Ceria: The challenge with ESG is that the definition of ESG is very much in the eyes of the beholder. The ESG market is no longer just looking for another set of new scores or a new universal definition. Investment managers want index providers to adapt their passive vehicles to the unique ESG views held by their clients. Here, too, we’re talking about the next iteration of passive. But instead of generic passive vehicles — i.e., with generic ESG scores—we’re talking about custom passive vehicles that incorporate proprietary ESG definitions. ESG today is all about the ability to customize and tailor.
Q: The ongoing growth of passive has challenging implications for the industry, in terms of heightened competition and margin compression. How do you see that playing out and how do firms need to respond?
Ceria: In my view, it’s only going to get worse and only those who adapt will survive. That may sound harsh, but margins in the investment-management business are likely to continue to shrink and I believe we’re going to see some significant industry consolidation going forward. That said, when it comes to margin compression, the best friend of investment managers is technology. And that goes for both active and passive managers. More and more clients are looking for a new paradigm in terms of technology because it’s the only thing that’s going to enable them scale in a cost effective and efficient manner — and, by the way, adapt and survive. The talk now is all about cloud-based infrastructures, microservices architectures, and access to APIs that allow clients to flexibly leverage technology via more modern interfaces. Let’s not forget, this wasn’t the case for most of the industry, even just five years ago. So the conversation around technology has changed dramatically.

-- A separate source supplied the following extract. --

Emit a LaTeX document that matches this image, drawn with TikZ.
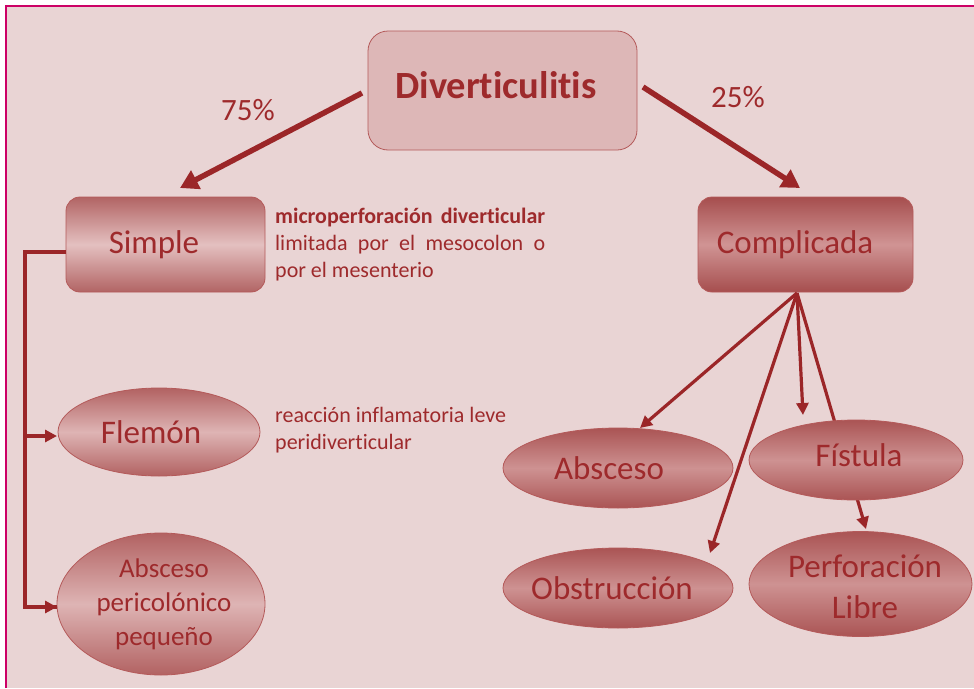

The inescapable reality is that firms — whether active or passive — have to raise their game. And the way to do that is either by delivering competitively superior risk-adjusted returns, by being more efficient — i.e., achieving the advantages and economies of scale — or some combination of the two. And the deployment of modern technology is an essential element in that overall mix. Yes, technology enables managers to efficiently scale. But it also allows firms to maximize the execution of their unique investment strategies by fully leveraging the most powerful analytics, tools and data available. Ultimately, technology is about the ability to achieve actionable insights that support a firm’s alpha-generation strategy and enable them to outperform.
Q: We’ve talked about how the business of investment management is changing and how managers need to adapt. But what about your space, the vendor side? How do vendors need to change and adapt?
Ceria: That’s a good question. I believe vendors today have to do — at least — three things: one, make sure your commercial model is aligned with that of your client; two, leverage modern technology; and three, make sure you have a holistic approach to the marketplace — one that embraces openness and flexibility.
So let’s take a moment to parse this. First, commercial models. The point is, in an environment of shrinking margins, a vendor can’t simply charge a client an amount based on the vendor’s IP. Clients should pay an amount that reflects how much the client makes by leveraging your products and IP. And sometimes that’s going to mean less and sometimes more. For example, take an ETF provider. Some ETFs generate a lot of fees because clients are willing to pay 50 basis points but there are other ETFs where clients are paying close to zero fees. So a vendor cannot have an AUM pricing model because it isn’t aligned with the client’s model — and that just doesn’t make sense. Ultimately, the vendor’s commercial model has to adapt to how the client charges for the product.
Second — and this one is easy — vendors must embrace modern technology, just like their clients. Again, we’re talking about cloud-based, open architectures that allow clients to implement the best-of-breed solutions that are optimal for their particular investment strategies and approach.
And third, as a vendor today, it’s essential to be a holistic provider — meaning one who not only sees multiple asset classes, analytics and indexing as a joint value proposition, but one who also has an open architecture that easily interoperates with other tools. Because those things taken together are essential to giving clients the power and flexibility to succeed today.
That, by the way, is precisely what excites me about being the CEO of Qontigo. Because by combining Axioma’s expertise in analytics, portfolio construction and cloud technology with the indexing capabilities of STOXX and DAX, we’ve created a vendor with all of the above.
Sebastian Ceria, Ph.D., is CEO of Qontigo, which was created from the combination of Axioma, STOXX, and DAX and launched in September 2019. Qontigo is a subsidiary of Deutsche Börse Group.